The two women were playmates during their childhood on an air force base, though the bloody 1973 military coup later divided their families.
“This is not about choosing between ‘two women’, as the press likes to put it,” Bachelet said in a closing campaign speech to hundreds of cheering supporters on Thursday.
“There are deep differences here. I think Chile is ready to face the transformations that will allow it to be the country we all want. We can turn Chile into a truly developed country.”
Robust, copper-led economic growth has turned Chile into a Wall Street favorite, but many Chileans feel they have yet to see the fruits of the mining boom as wealth and power remain largely concentrated in the hands of a small elite.
Bachelet wants to hike corporate taxes to pay for a wide-ranging education reform, shred the dictatorship-era constitution, and legalize abortion under certain circumstances.
There have been no major polls ahead of the run-off, mainly because Bachelet’s victory has been taken for granted.
While there is little doubt about the overall outome, analysts say this assumption could result in voter apathy and low turnout that could deny Bachelet the dramatic win she is looking for to pressure a notoriously tricky Congress to approve her reforms.
“People are tired and disaffected, and that will be obvious in abstention levels,” said Pablo Salvat, professor at the Alberto Hurtado University. “It could be that fewer people vote than in the first round.”
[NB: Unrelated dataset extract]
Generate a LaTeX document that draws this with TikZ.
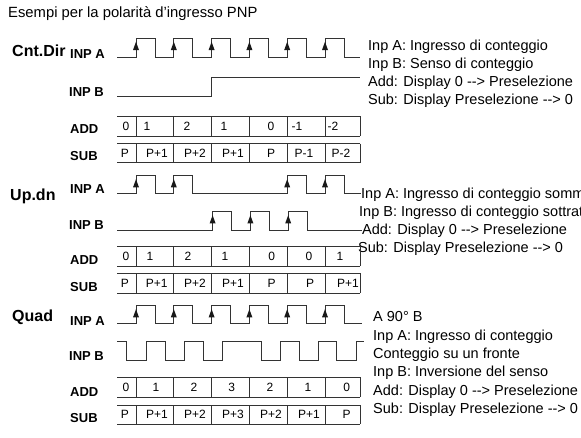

Bachelet’s support is strong among lower and middle-class women, while Matthei’s backing is higher among older and wealthier segments of the population.
Still, in percentage terms Bachelet, could clinch the biggest share of the vote since Chile’s return to democracy.
Bachelet and Matthei were neighbors during their childhood on a base in northern Chile, where their fathers were air force general who became close friends.
The girls rode bikes and played together in the street, according to a bestselling book about them.
But the military coup that ushered in the 17-year long Pinochet dictatorship affected them very differently.
Matthei’s father became a key member of Pinochet’s junta while Bachelet’s father, loyal to deposed socialist President Salvador Allende, was arrested, tortured by Pinochet’s agents and died in prison.
Bachelet and her mother were also tortured before fleeing into exile.
Matthei backed Pinochet in a 1988 plebiscite about his rule, a decision that has dogged her in this election campaign just as Chile commemorated the 40th anniversary of the coup.
In her closing campaign event on Thursday, Matthei linked Bachelet’s reform drive to the far-left government of Venezuela.
“They want to change the constitution to resemble Venezuela, where every day it’s harder to find food,” Matthei said. “Does that remind you of anything?,” she added, in an apparent reference to shortages of the Allende era.
She and Bachelet are not friends nowadays, though their connection was clear during a televised debate on Tuesday, when they referred to each other by their first names and the informal Spanish form of “you.”
Chileans can vote from 8 a.m. local time (1100 GMT) to 6 p.m. (2100 GMT). Results are due shortly after voting ends.